§ **Task**
Quote every line below exactly and skip any picture.

§ **Supplied data**
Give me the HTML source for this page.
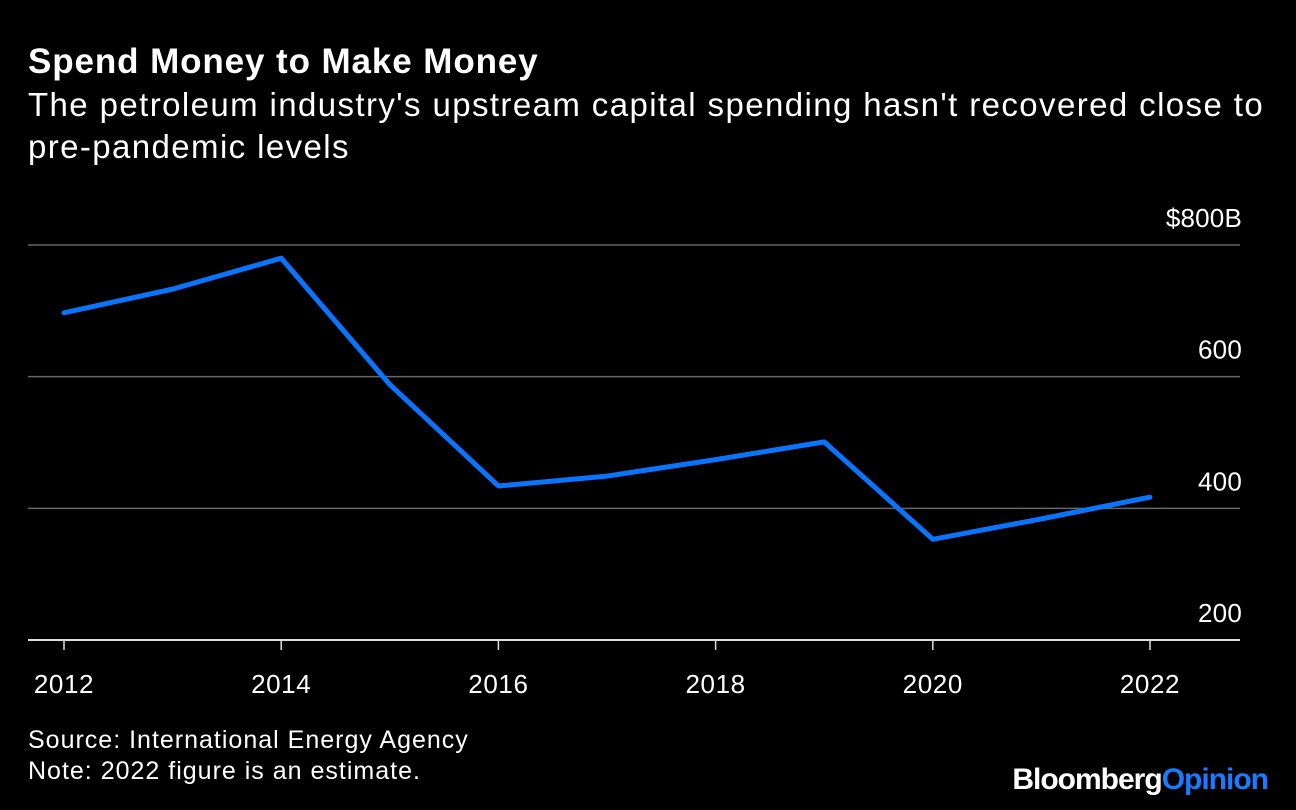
<!DOCTYPE html>
<html><head><meta charset="utf-8"><style>
body{margin:0;background:#000;width:1296px;height:810px;overflow:hidden;font-family:"Liberation Sans",Arial,sans-serif;color:#fff}
.t{position:absolute;left:28px;top:42px;font-size:35px;font-weight:bold;letter-spacing:0.9px}
.s{position:absolute;left:28px;top:84px;font-size:33px;line-height:42px;white-space:nowrap;letter-spacing:1.4px}
.f{position:absolute;left:28px;top:725px;font-size:25px;line-height:31px;letter-spacing:1px}
.logo{position:absolute;right:28px;top:763px;font-size:30px;font-weight:bold;letter-spacing:-1px}
</style></head><body>
<div class="t">Spend Money to Make Money</div>
<div class="s">The petroleum industry's upstream capital spending hasn't recovered close to<br>pre-pandemic levels</div>
<svg id="c" width="1296" height="810" style="position:absolute;left:0;top:0"></svg>
<div class="f">Source: International Energy Agency<br>Note: 2022 figure is an estimate.</div>
<div class="logo">Bloomberg<span style="color:#1a7bff">Opinion</span></div>
<script>
const years=[2012,2013,2014,2015,2016,2017,2018,2019,2020,2021,2022];
const values=[697,733,780,588,434,449,474,501,353,384,417];
const yTicks=[200,400,600,800];
const yTickLabels=["200","400","600","$800B"];
const xTicks=[2012,2014,2016,2018,2020,2022];
const svg=document.getElementById('c');const NS='http://www.w3.org/2000/svg';
const x=v=>64+(v-2012)*108.6;
const y=v=>640-(v-200)*0.6583;
function mk(t,a){const e=document.createElementNS(NS,t);for(const k in a)e.setAttribute(k,a[k]);svg.appendChild(e);return e;}
yTicks.forEach((v,i)=>{
 const l=mk('line',{x1:28,x2:1240,y1:y(v),y2:y(v),stroke:v===200?'#ddd':'#666','stroke-width':v===200?2:1.5});
 
 
 const t=mk('text',{x:1242,y:y(v)-18,'text-anchor':'end',fill:'#fff','font-size':26,'letter-spacing':0.2,'font-family':'Liberation Sans, sans-serif'});
 t.textContent=yTickLabels[i];
 
 
});
xTicks.forEach(v=>{
 const l=mk('line',{x1:x(v),x2:x(v),y1:640,y2:650,stroke:'#ddd','stroke-width':1.5});
 
 
 const t=mk('text',{x:x(v),y:693,'text-anchor':'middle',fill:'#fff','font-size':26,'letter-spacing':0.6,'font-family':'Liberation Sans, sans-serif'});
 t.textContent=v;
 
 
});
const p=mk('polyline',{points:years.map((yr,i)=>x(yr)+','+y(values[i])).join(' '),fill:'none',stroke:'#0a74ff','stroke-width':5,'stroke-linejoin':'round','stroke-linecap':'round'});


</script>
</body></html>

§ **Exercise output**
Give me the HTML source for this page.
<!DOCTYPE html>
<html><head><meta charset="utf-8"><style>
body{margin:0;background:#000;width:1296px;height:810px;overflow:hidden;font-family:"Liberation Sans",Arial,sans-serif;color:#fff}
.t{position:absolute;left:28px;top:42px;font-size:35px;font-weight:bold;letter-spacing:0.9px}
.s{position:absolute;left:28px;top:84px;font-size:33px;line-height:42px;white-space:nowrap;letter-spacing:1.4px}
.f{position:absolute;left:28px;top:725px;font-size:25px;line-height:31px;letter-spacing:1px}
.logo{position:absolute;right:28px;top:763px;font-size:30px;font-weight:bold;letter-spacing:-1px}
</style></head><body>
<div class="t">Spend Money to Make Money</div>
<div class="s">The petroleum industry's upstream capital spending hasn't recovered close to<br>pre-pandemic levels</div>
<svg id="c" width="1296" height="810" style="position:absolute;left:0;top:0"></svg>
<div class="f">Source: International Energy Agency<br>Note: 2022 figure is an estimate.</div>
<div class="logo">Bloomberg<span style="color:#1a7bff">Opinion</span></div>
<script>
const years=[2012,2013,2014,2015,2016,2017,2018,2019,2020,2021,2022];
const values=[697,733,780,588,434,449,474,501,353,384,417];
const yTicks=[200,400,600,800];
const yTickLabels=["200","400","600","$800B"];
const xTicks=[2012,2014,2016,2018,2020,2022];
const svg=document.getElementById('c');const NS='http://www.w3.org/2000/svg';
const x=v=>64+(v-2012)*108.6;
const y=v=>640-(v-200)*0.6583;
function mk(t,a){const e=document.createElementNS(NS,t);for(const k in a)e.setAttribute(k,a[k]);svg.appendChild(e);return e;}
yTicks.forEach((v,i)=>{
 const l=mk('line',{x1:28,x2:1240,y1:y(v),y2:y(v),stroke:v===200?'#ddd':'#666','stroke-width':v===200?2:1.5});
 
 
 const t=mk('text',{x:1242,y:y(v)-18,'text-anchor':'end',fill:'#fff','font-size':26,'letter-spacing':0.2,'font-family':'Liberation Sans, sans-serif'});
 t.textContent=yTickLabels[i];
 
 
});
xTicks.forEach(v=>{
 const l=mk('line',{x1:x(v),x2:x(v),y1:640,y2:650,stroke:'#ddd','stroke-width':1.5});
 
 
 const t=mk('text',{x:x(v),y:693,'text-anchor':'middle',fill:'#fff','font-size':26,'letter-spacing':0.6,'font-family':'Liberation Sans, sans-serif'});
 t.textContent=v;
 
 
});
const p=mk('polyline',{points:years.map((yr,i)=>x(yr)+','+y(values[i])).join(' '),fill:'none',stroke:'#0a74ff','stroke-width':5,'stroke-linejoin':'round','stroke-linecap':'round'});


</script>
</body></html>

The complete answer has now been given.